ALBANY, N.Y. (NBC) – The U.S. attorney in Brooklyn and the FBI have begun a preliminary investigation into the way New York Gov. Andrew Cuomo’s administration handled data about Covid-19 nursing home deaths.
After early praise for his leadership when his state became the U.S. epicenter of the pandemic, the governor is now dealing with accusations of underreporting nursing home deaths.
In recent weeks, the administration revealed that 15,000 long-term care residents have died, up from the 8,500 previously disclosed.
Spokespeople for the U.S. attorney in Brooklyn and the FBI declined to comment Wednesday night.
The Albany Times Union first reported news of the inquiry.
“As we publicly said, DOJ has been looking into this for months. We have been cooperating with them and we will continue to,” a senior advisor for the governor, Rich Azzopardi, said Wednesday night.
Last month, state Attorney General Letitia James released a damning report that said the state Health Department underreported the Covid-19 death toll at nursing homes by as much as 50 percent.
And last week, Melissa DeRosa, Cuomo’s top aide, said that the state held off on releasing the fuller death count in August because of fears that President Donald Trump would use the information against Cuomo.
On Monday, the governor acknowledged that “things should have been done differently” and insisted that “lessons were learned.”
“In retrospect, should we have given more priority to fulfilling information requests? In my opinion, yes. And that’s what created the void,” Cuomo said. “I just want to make sure people know these are the facts: Everything that could have been done was done.”
Democratic and Republican lawmakers in New York are now reported to be reconsidering their decision to grant Cuomo emergency powers to contend with the Covid-19 crisis.
New York was hit hard in the early days of the pandemic, and until recently the state led the country in Covid-19 deaths. It had recorded 47,301 as of Wednesday, second only to California’s 47,670 deaths, according to the most recent NBC News data.
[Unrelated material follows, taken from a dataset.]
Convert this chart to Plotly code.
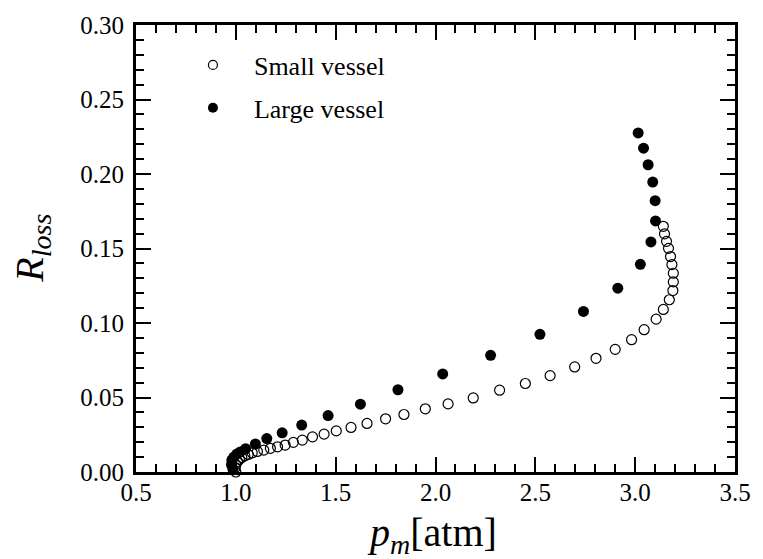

Most of New York’s deaths came in the early days of the pandemic, when public health officials were trying to figure out how the coronavirus was spreading.
The U.S. Eastern District is likely handing this investigation in part because U.S. Attorney Audrey Strauss for the Southern District is the mother-in-law of Cuomo’s aide DeRosa and would have to recuse herself and office.
A spokesman for the U.S. Attorney Southern District also declined comment Wednesday night.
This — as new legislation calls for the release of all tapes concerning that data.
Republican lawmakers are calling for the Cuomo administration to fully release video or audio transcripts of the conversation made with Democratic Legislators.
Wednesday, Assemblyman Mike Lawler introduced a bill that would release the recording of calls the Cuomo administration only released a part to the public.
The legislation would force the governor to hand over any recordings from his staff’s call with democratic legislators.
Lawler says this legislation comes down to the true cost of human life.
“They engaged in a coordinated cover-up to withhold information, the true cost, in human life from their policy decisions.”Mike Lawler, (R-NY) Assembly District 97
Assemblyman Lawler said in an interview with 18 News, if these recordings are released — the plan is to release them to the public — and turn them over to the NYS Attorney General Letitia James and the department of justice for a criminal investigation.